Carry none of the pictures over; set down the material below exactly.

⁂

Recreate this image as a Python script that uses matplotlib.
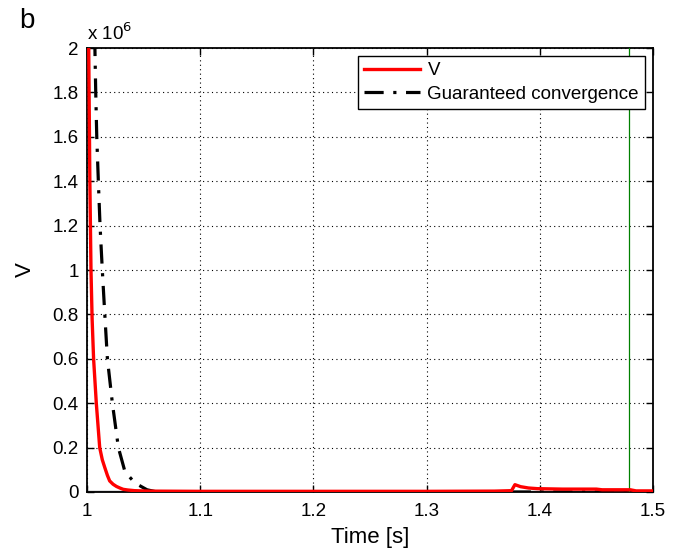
import matplotlib
matplotlib.use("Agg")
import matplotlib.pyplot as plt
from matplotlib.ticker import FuncFormatter

plt.rcParams['font.family'] = ['Liberation Sans', 'DejaVu Sans']

# Lyapunov function V over time
t_v = [1.0000, 1.0015, 1.0025, 1.0035, 1.0045, 1.0058, 1.0082, 1.0112, 1.0135,
       1.0157, 1.0180, 1.0200, 1.0230, 1.0260, 1.0290, 1.0320, 1.0360, 1.0420,
       1.0550, 1.1000, 1.2000, 1.3000, 1.3600, 1.3750, 1.3780, 1.3830, 1.3900,
       1.3980, 1.4200, 1.4500, 1.4550, 1.4800, 1.4850, 1.5000]
v_vals = [2.40e6, 2.00e6, 1.40e6, 1.00e6, 0.78e6, 0.60e6, 0.40e6, 0.20e6, 0.145e6,
          0.11e6, 0.075e6, 0.05e6, 0.035e6, 0.025e6, 0.018e6, 0.012e6, 0.009e6, 0.006e6,
          0.004e6, 0.003e6, 0.003e6, 0.003e6, 0.004e6, 0.006e6, 0.033e6, 0.024e6, 0.018e6,
          0.015e6, 0.013e6, 0.013e6, 0.010e6, 0.010e6, 0.005e6, 0.005e6]

# Guaranteed convergence bound
t_g = [1.0068, 1.0071, 1.0077, 1.0086, 1.0100, 1.0115, 1.0135, 1.0157, 1.0180,
       1.0224, 1.0277, 1.0336, 1.0425, 1.0530, 1.0620, 1.1000, 1.5000]
g_vals = [2.05e6, 1.96e6, 1.80e6, 1.60e6, 1.40e6, 1.20e6, 1.00e6, 0.80e6, 0.60e6,
          0.40e6, 0.20e6, 0.09e6, 0.04e6, 0.01e6, 0.0, 0.0, 0.0]

# Time instant marker
t_marker = 1.479

x_ticks = [1.0, 1.1, 1.2, 1.3, 1.4, 1.5]
y_ticks = [0.0, 0.2e6, 0.4e6, 0.6e6, 0.8e6, 1.0e6, 1.2e6, 1.4e6, 1.6e6, 1.8e6, 2.0e6]

fig = plt.figure(figsize=(6.82, 5.57), dpi=100)
ax = fig.add_axes([0.1276, 0.1167, 0.8299, 0.7971])

# Remaining state traces that stay at zero
ax.plot([1.0, 1.5], [0, 0], color='#808080', lw=2.5, zorder=2)
ax.plot([1.0, 1.5], [0, 0], color='#3030d0', lw=1.0, ls=(0, (2, 6)), zorder=2)

ax.plot(t_v, v_vals, color='#ff0000', lw=2.4, label='V', zorder=4)
ax.plot(t_g, g_vals, color='black', lw=2.3, ls=(0, (6, 3, 1, 3)),
        label='Guaranteed convergence', zorder=3)
ax.axvline(t_marker, color='#008000', lw=0.9, zorder=3)

ax.set_xlim(1.0, 1.5)
ax.set_ylim(0, 2.0e6)
ax.set_xticks(x_ticks)
ax.set_yticks(y_ticks)

def fmt(v, pos):
    s = f"{v:.1f}"
    return s[:-2] if s.endswith('.0') else s

ax.xaxis.set_major_formatter(FuncFormatter(fmt))
ax.yaxis.set_major_formatter(FuncFormatter(lambda v, p: fmt(v / 1e6, p)))

ax.grid(True, color='black', ls=(0, (1, 3)), lw=0.8)
ax.tick_params(direction='in', top=True, right=True, length=5, width=1.0,
               labelsize=13.5, pad=6)
ax.tick_params(axis='x', pad=8)
for sp in ax.spines.values():
    sp.set_linewidth(1.3)

ax.set_xlabel('Time [s]', fontsize=16, labelpad=5)
ax.set_ylabel('V', fontsize=16, labelpad=12)

ax.text(0.0, 1.008, r'x 10$^{6}$', transform=ax.transAxes, fontsize=13.5,
        ha='left', va='bottom')
fig.text(0.039, 0.962, 'b', fontsize=20, ha='center', va='center')

leg = ax.legend(loc='upper right', fontsize=13.5, frameon=True, fancybox=False,
                edgecolor='black', framealpha=1, borderpad=0.3,
                handlelength=3.0, handletextpad=0.4, labelspacing=0.35,
                borderaxespad=0.45)
leg.get_frame().set_linewidth(1.0)

fig.savefig('out.png', dpi=100)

⁂

Completed task:
Recreate this image as a Python script that uses matplotlib.
import matplotlib
matplotlib.use("Agg")
import matplotlib.pyplot as plt
from matplotlib.ticker import FuncFormatter

plt.rcParams['font.family'] = ['Liberation Sans', 'DejaVu Sans']

# Lyapunov function V over time
t_v = [1.0000, 1.0015, 1.0025, 1.0035, 1.0045, 1.0058, 1.0082, 1.0112, 1.0135,
       1.0157, 1.0180, 1.0200, 1.0230, 1.0260, 1.0290, 1.0320, 1.0360, 1.0420,
       1.0550, 1.1000, 1.2000, 1.3000, 1.3600, 1.3750, 1.3780, 1.3830, 1.3900,
       1.3980, 1.4200, 1.4500, 1.4550, 1.4800, 1.4850, 1.5000]
v_vals = [2.40e6, 2.00e6, 1.40e6, 1.00e6, 0.78e6, 0.60e6, 0.40e6, 0.20e6, 0.145e6,
          0.11e6, 0.075e6, 0.05e6, 0.035e6, 0.025e6, 0.018e6, 0.012e6, 0.009e6, 0.006e6,
          0.004e6, 0.003e6, 0.003e6, 0.003e6, 0.004e6, 0.006e6, 0.033e6, 0.024e6, 0.018e6,
          0.015e6, 0.013e6, 0.013e6, 0.010e6, 0.010e6, 0.005e6, 0.005e6]

# Guaranteed convergence bound
t_g = [1.0068, 1.0071, 1.0077, 1.0086, 1.0100, 1.0115, 1.0135, 1.0157, 1.0180,
       1.0224, 1.0277, 1.0336, 1.0425, 1.0530, 1.0620, 1.1000, 1.5000]
g_vals = [2.05e6, 1.96e6, 1.80e6, 1.60e6, 1.40e6, 1.20e6, 1.00e6, 0.80e6, 0.60e6,
          0.40e6, 0.20e6, 0.09e6, 0.04e6, 0.01e6, 0.0, 0.0, 0.0]

# Time instant marker
t_marker = 1.479

x_ticks = [1.0, 1.1, 1.2, 1.3, 1.4, 1.5]
y_ticks = [0.0, 0.2e6, 0.4e6, 0.6e6, 0.8e6, 1.0e6, 1.2e6, 1.4e6, 1.6e6, 1.8e6, 2.0e6]

fig = plt.figure(figsize=(6.82, 5.57), dpi=100)
ax = fig.add_axes([0.1276, 0.1167, 0.8299, 0.7971])

# Remaining state traces that stay at zero
ax.plot([1.0, 1.5], [0, 0], color='#808080', lw=2.5, zorder=2)
ax.plot([1.0, 1.5], [0, 0], color='#3030d0', lw=1.0, ls=(0, (2, 6)), zorder=2)

ax.plot(t_v, v_vals, color='#ff0000', lw=2.4, label='V', zorder=4)
ax.plot(t_g, g_vals, color='black', lw=2.3, ls=(0, (6, 3, 1, 3)),
        label='Guaranteed convergence', zorder=3)
ax.axvline(t_marker, color='#008000', lw=0.9, zorder=3)

ax.set_xlim(1.0, 1.5)
ax.set_ylim(0, 2.0e6)
ax.set_xticks(x_ticks)
ax.set_yticks(y_ticks)

def fmt(v, pos):
    s = f"{v:.1f}"
    return s[:-2] if s.endswith('.0') else s

ax.xaxis.set_major_formatter(FuncFormatter(fmt))
ax.yaxis.set_major_formatter(FuncFormatter(lambda v, p: fmt(v / 1e6, p)))

ax.grid(True, color='black', ls=(0, (1, 3)), lw=0.8)
ax.tick_params(direction='in', top=True, right=True, length=5, width=1.0,
               labelsize=13.5, pad=6)
ax.tick_params(axis='x', pad=8)
for sp in ax.spines.values():
    sp.set_linewidth(1.3)

ax.set_xlabel('Time [s]', fontsize=16, labelpad=5)
ax.set_ylabel('V', fontsize=16, labelpad=12)

ax.text(0.0, 1.008, r'x 10$^{6}$', transform=ax.transAxes, fontsize=13.5,
        ha='left', va='bottom')
fig.text(0.039, 0.962, 'b', fontsize=20, ha='center', va='center')

leg = ax.legend(loc='upper right', fontsize=13.5, frameon=True, fancybox=False,
                edgecolor='black', framealpha=1, borderpad=0.3,
                handlelength=3.0, handletextpad=0.4, labelspacing=0.35,
                borderaxespad=0.45)
leg.get_frame().set_linewidth(1.0)

fig.savefig('out.png', dpi=100)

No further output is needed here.